-------- SUPPLIED RECORDS --------

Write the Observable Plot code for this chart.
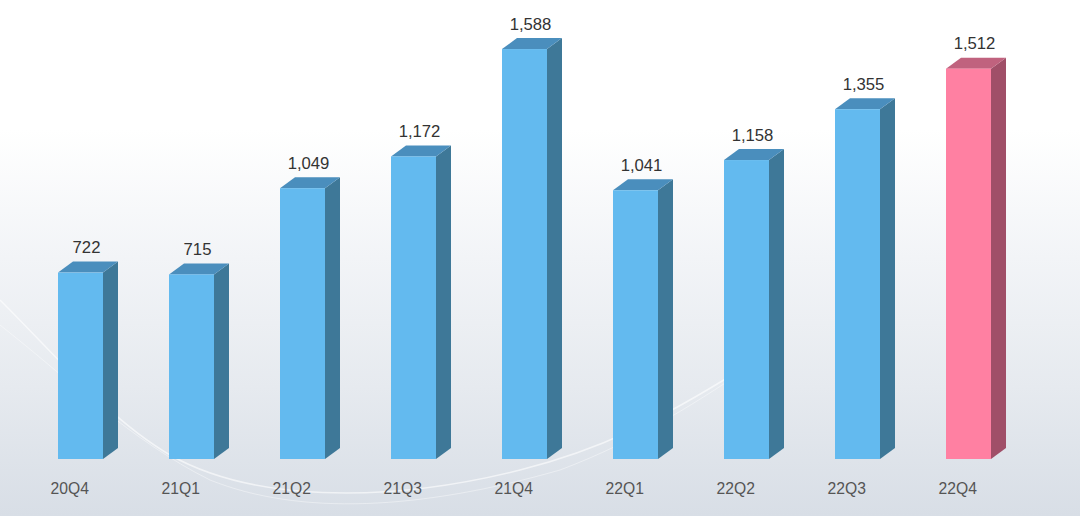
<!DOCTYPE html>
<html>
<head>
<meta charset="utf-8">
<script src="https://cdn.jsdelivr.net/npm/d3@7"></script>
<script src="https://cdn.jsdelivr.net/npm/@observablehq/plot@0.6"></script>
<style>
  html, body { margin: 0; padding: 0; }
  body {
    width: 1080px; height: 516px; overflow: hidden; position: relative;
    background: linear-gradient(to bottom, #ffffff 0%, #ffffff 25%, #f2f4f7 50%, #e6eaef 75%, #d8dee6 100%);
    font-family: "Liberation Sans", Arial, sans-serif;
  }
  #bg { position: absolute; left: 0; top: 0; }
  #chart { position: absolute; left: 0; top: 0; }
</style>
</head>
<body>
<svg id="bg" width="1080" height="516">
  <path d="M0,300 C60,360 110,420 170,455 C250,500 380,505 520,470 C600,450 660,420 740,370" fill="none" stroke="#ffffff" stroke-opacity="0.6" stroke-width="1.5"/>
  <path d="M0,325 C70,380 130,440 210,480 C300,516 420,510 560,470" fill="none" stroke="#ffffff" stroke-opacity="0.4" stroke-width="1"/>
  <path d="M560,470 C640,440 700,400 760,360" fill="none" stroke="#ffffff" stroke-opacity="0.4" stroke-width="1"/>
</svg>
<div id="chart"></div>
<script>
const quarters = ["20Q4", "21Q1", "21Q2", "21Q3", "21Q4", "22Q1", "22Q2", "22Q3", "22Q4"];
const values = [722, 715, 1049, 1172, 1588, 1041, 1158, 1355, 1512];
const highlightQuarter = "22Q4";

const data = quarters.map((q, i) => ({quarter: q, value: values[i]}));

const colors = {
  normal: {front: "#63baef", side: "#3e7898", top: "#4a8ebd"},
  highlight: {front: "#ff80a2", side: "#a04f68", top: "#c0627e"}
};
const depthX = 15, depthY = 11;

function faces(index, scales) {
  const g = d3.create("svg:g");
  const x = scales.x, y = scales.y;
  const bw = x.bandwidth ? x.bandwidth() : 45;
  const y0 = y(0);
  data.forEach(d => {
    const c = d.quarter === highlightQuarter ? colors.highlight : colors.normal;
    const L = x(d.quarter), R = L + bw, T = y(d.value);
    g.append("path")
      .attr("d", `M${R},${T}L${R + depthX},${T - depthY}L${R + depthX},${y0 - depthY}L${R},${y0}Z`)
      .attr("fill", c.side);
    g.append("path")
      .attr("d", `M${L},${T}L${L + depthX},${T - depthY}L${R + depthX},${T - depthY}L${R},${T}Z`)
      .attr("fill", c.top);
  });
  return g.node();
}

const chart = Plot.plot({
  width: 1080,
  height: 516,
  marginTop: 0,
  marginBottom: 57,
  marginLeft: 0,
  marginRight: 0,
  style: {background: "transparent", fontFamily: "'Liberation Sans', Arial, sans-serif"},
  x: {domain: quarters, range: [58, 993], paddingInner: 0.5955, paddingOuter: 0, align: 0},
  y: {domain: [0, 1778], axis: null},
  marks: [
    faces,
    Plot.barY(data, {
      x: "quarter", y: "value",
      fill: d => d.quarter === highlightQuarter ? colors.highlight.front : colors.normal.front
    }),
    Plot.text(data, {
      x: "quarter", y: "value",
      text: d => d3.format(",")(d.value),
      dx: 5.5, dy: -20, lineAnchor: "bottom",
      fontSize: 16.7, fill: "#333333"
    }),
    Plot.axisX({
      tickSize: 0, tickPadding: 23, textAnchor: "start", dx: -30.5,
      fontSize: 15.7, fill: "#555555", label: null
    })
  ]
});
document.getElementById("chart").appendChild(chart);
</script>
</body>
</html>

--------
-------- SUPPLIED RECORDS --------

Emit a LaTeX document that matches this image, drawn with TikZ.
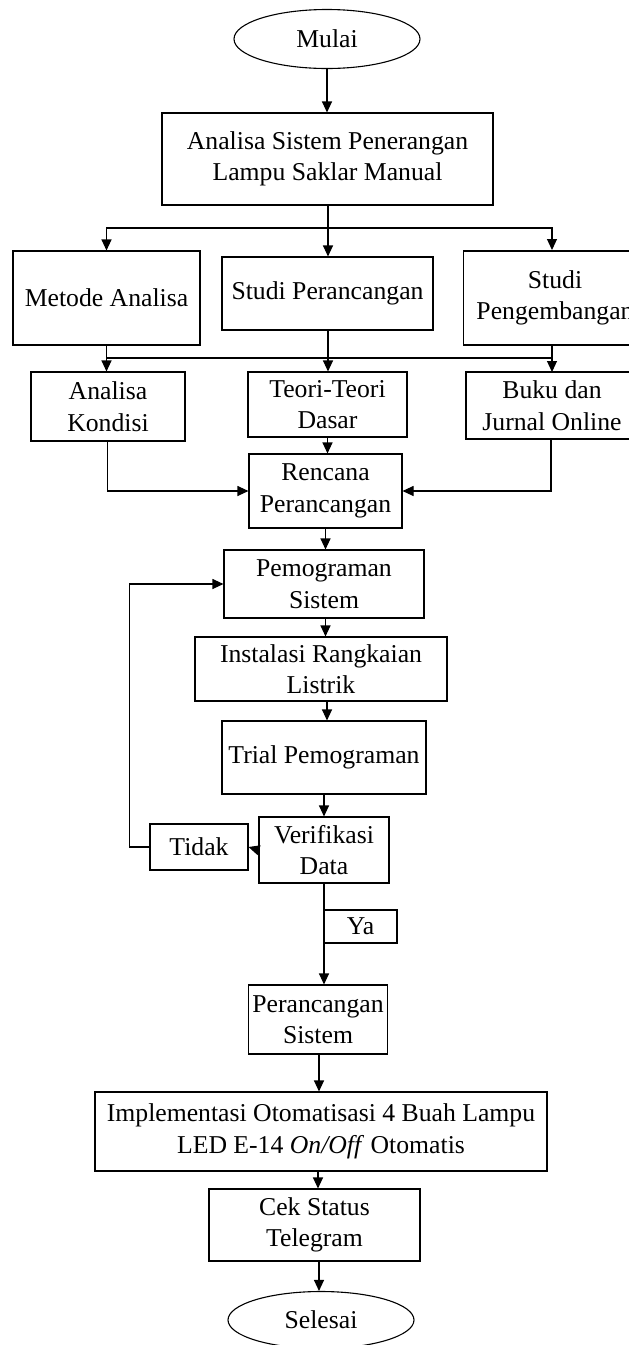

--------

* **TASK REQUIREMENTS**: Looking at the records above, say how many lines hold the string "chart". Write nothing but the number.

* **WRITTEN SOLUTION**: 5